— Start of Data —

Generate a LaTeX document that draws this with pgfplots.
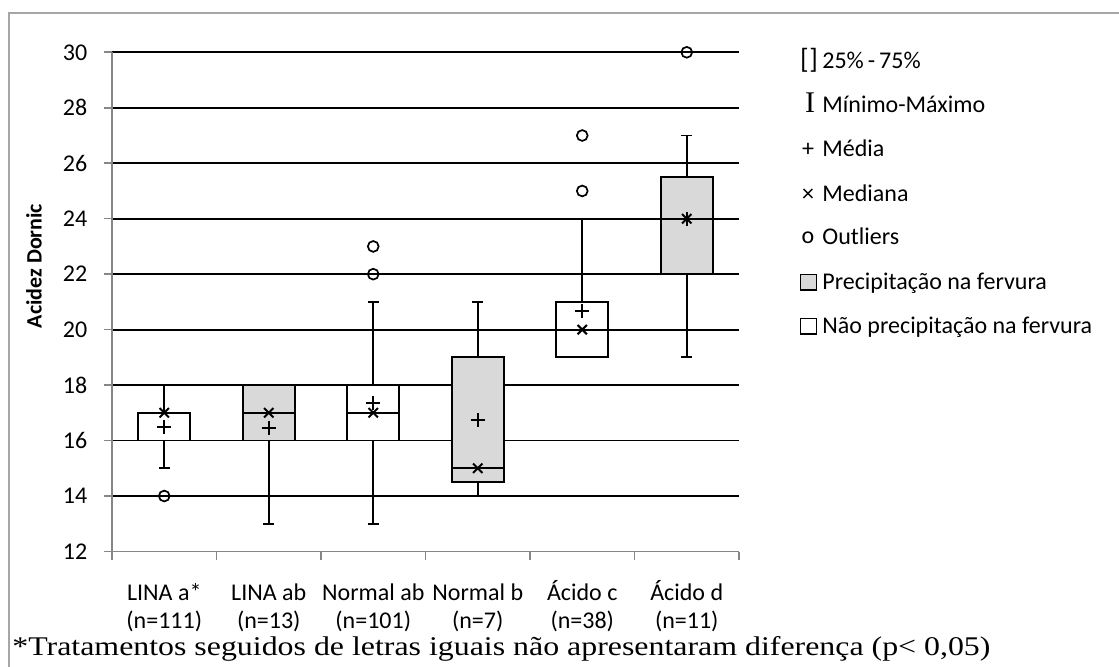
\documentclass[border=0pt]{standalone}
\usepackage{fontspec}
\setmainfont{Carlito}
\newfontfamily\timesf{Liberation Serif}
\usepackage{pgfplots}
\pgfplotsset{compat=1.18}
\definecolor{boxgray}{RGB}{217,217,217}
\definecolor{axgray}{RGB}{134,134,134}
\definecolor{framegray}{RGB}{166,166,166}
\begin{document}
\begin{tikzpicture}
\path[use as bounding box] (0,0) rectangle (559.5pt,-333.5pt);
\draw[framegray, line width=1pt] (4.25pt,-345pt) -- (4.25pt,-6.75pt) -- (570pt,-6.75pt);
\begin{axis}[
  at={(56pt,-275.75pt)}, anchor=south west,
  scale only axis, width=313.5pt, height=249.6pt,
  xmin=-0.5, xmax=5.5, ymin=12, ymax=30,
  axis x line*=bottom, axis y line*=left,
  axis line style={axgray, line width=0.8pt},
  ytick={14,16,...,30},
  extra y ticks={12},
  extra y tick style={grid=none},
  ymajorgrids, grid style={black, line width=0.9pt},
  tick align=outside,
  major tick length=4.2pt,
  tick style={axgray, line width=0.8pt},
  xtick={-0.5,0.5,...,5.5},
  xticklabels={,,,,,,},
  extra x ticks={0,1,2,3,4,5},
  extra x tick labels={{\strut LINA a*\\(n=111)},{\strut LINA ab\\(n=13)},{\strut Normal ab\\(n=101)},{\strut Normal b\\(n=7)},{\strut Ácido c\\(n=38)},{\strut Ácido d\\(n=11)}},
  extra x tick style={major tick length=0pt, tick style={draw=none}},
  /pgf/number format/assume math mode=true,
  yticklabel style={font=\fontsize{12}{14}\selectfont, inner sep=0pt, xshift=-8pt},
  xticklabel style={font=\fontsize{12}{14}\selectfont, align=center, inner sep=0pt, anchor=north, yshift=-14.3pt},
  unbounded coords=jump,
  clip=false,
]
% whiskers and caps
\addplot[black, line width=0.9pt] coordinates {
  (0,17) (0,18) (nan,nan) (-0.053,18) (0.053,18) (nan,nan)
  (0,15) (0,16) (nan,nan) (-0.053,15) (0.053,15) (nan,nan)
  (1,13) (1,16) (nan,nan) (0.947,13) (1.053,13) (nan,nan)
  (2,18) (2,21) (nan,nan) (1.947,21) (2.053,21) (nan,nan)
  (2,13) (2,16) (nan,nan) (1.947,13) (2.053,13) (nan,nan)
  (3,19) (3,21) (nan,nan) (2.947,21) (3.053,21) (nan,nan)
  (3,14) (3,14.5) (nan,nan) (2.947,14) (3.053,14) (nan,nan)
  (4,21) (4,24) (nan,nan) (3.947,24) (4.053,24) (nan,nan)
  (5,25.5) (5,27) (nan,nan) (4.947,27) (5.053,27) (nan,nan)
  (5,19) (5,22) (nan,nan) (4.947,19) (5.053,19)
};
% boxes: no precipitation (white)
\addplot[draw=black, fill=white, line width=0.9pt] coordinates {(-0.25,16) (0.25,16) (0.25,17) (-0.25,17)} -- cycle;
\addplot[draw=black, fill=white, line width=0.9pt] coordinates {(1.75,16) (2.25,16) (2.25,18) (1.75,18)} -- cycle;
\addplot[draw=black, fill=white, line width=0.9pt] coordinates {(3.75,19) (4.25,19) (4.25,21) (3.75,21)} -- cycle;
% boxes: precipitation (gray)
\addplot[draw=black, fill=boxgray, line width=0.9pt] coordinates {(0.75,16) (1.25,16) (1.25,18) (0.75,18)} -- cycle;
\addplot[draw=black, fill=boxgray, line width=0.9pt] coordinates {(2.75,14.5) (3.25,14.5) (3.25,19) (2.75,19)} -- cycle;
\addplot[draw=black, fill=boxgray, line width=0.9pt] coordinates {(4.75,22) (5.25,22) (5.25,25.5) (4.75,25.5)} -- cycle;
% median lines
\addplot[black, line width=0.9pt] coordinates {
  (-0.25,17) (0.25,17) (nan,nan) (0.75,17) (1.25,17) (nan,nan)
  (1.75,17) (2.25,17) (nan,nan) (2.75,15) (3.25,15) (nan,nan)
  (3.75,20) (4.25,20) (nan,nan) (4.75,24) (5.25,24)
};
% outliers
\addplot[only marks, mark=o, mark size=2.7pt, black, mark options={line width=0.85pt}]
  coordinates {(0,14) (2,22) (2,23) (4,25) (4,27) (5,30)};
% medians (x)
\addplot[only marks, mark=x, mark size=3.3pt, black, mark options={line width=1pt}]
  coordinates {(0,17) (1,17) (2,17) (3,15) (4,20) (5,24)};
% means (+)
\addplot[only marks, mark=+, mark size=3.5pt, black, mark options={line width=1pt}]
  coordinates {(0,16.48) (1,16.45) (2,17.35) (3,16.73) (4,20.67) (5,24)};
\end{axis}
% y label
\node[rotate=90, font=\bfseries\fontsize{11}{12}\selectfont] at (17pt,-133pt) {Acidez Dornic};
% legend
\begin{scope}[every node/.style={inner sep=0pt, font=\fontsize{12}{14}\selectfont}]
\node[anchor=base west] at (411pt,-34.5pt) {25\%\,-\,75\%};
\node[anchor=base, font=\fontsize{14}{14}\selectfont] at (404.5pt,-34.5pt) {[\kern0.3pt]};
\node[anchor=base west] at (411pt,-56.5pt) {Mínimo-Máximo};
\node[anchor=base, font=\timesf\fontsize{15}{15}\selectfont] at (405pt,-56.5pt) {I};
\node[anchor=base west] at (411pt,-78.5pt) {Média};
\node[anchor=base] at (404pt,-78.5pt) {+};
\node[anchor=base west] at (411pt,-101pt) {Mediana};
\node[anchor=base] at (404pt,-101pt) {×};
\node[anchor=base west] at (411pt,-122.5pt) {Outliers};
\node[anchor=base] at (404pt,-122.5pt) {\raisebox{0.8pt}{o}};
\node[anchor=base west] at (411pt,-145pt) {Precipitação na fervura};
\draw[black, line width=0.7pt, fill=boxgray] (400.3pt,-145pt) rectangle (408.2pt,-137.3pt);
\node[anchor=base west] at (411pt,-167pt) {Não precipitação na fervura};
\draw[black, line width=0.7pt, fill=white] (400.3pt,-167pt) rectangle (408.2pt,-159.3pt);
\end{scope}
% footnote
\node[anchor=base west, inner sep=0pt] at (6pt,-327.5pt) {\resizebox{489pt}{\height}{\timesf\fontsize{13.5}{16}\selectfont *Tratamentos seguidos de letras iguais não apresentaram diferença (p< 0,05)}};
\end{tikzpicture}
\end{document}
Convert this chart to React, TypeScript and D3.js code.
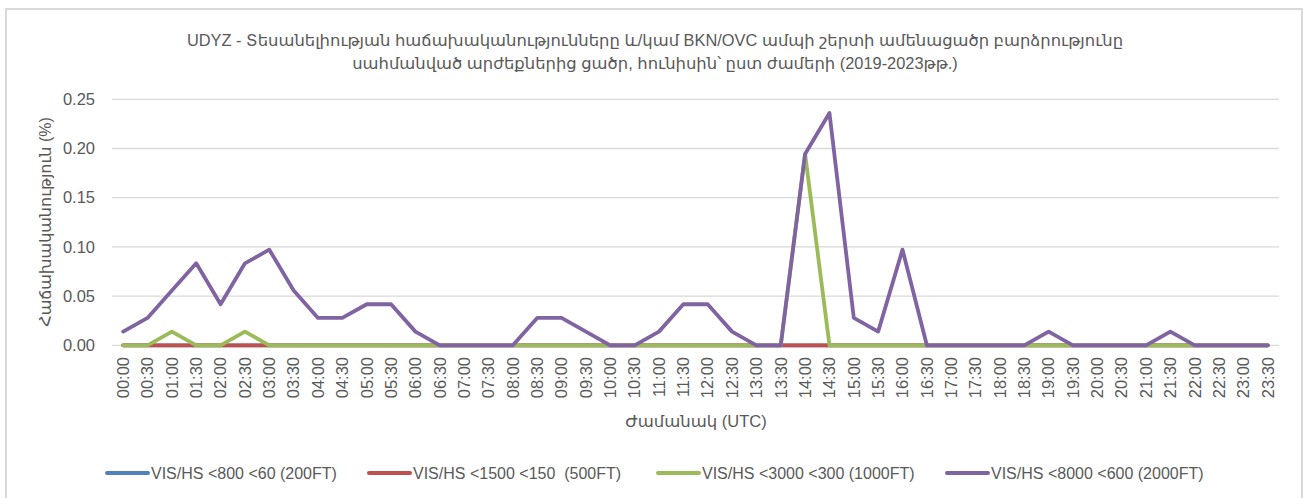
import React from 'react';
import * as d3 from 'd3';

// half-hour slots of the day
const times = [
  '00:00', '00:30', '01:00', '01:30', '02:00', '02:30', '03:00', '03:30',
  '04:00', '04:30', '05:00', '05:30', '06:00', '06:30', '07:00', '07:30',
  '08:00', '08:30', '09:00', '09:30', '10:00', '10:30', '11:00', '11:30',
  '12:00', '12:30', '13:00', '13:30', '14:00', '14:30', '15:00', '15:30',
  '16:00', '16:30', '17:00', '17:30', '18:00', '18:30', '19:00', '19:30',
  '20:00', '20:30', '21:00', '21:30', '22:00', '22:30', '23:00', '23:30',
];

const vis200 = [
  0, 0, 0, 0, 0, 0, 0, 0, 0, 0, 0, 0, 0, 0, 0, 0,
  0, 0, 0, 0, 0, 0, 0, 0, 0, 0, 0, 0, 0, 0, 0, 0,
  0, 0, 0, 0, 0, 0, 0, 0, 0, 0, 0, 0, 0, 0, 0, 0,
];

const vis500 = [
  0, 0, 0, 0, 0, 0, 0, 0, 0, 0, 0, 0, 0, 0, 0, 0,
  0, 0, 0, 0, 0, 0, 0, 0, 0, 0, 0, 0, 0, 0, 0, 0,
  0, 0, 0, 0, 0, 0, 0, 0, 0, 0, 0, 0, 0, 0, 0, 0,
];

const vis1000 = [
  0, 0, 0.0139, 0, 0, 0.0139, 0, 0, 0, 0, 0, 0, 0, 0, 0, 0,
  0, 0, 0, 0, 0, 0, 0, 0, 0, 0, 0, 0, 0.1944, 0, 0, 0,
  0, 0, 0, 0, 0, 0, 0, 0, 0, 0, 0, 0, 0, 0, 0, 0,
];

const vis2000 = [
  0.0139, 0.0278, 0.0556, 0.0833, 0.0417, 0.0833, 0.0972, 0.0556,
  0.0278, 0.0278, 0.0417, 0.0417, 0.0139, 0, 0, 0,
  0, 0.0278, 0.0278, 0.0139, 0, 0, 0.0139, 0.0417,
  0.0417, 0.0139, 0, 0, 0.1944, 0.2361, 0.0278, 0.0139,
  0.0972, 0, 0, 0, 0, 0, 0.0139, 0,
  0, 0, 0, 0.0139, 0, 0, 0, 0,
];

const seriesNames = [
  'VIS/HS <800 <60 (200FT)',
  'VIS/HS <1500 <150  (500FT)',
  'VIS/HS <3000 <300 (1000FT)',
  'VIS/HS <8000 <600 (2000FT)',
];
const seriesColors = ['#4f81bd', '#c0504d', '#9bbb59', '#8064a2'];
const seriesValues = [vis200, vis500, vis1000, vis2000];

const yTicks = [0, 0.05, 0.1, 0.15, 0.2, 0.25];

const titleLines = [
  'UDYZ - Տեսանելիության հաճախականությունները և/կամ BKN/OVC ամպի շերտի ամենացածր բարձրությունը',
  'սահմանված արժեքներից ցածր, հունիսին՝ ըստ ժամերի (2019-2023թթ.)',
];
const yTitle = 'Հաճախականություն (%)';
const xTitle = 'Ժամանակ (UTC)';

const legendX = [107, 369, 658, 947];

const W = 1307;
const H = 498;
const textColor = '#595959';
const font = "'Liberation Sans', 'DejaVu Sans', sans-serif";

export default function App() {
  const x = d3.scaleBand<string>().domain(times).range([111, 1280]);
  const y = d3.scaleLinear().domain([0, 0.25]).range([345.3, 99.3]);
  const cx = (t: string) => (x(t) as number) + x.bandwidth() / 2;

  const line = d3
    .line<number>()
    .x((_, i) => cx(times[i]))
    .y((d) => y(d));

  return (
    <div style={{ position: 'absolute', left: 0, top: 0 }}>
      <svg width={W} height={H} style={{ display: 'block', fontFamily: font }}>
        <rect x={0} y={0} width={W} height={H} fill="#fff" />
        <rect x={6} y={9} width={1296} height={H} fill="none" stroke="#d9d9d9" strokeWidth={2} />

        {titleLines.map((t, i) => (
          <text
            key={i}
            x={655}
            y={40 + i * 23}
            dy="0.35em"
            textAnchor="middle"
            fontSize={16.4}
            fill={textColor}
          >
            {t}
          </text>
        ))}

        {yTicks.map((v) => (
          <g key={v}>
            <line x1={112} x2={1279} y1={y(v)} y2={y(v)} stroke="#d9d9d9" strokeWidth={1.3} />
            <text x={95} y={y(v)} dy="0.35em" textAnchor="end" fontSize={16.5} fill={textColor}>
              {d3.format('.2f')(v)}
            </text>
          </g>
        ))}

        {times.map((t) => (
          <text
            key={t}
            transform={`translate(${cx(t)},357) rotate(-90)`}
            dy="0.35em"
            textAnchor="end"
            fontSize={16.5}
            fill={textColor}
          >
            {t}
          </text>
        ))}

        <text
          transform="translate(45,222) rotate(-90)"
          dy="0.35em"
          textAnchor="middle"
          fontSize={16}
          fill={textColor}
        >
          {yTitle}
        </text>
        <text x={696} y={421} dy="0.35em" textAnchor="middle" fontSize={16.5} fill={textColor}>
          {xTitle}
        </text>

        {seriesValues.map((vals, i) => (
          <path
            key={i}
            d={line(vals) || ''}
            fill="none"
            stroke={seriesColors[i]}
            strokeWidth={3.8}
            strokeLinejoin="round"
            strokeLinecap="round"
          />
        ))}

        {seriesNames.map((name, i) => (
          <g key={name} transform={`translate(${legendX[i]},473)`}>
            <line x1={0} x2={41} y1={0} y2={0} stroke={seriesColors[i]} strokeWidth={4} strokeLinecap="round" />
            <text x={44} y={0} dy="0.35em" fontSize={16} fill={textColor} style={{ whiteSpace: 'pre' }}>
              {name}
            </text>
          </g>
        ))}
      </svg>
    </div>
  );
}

— End of Data —

[Short task]: Starting at the line containing "Convert this chart" and stopping after the line containing "import * as d3 from 'd3';", give the lines again exactly and leave out every image.

[Exercise output]:
Convert this chart to React, TypeScript and D3.js code.
import React from 'react';
import * as d3 from 'd3';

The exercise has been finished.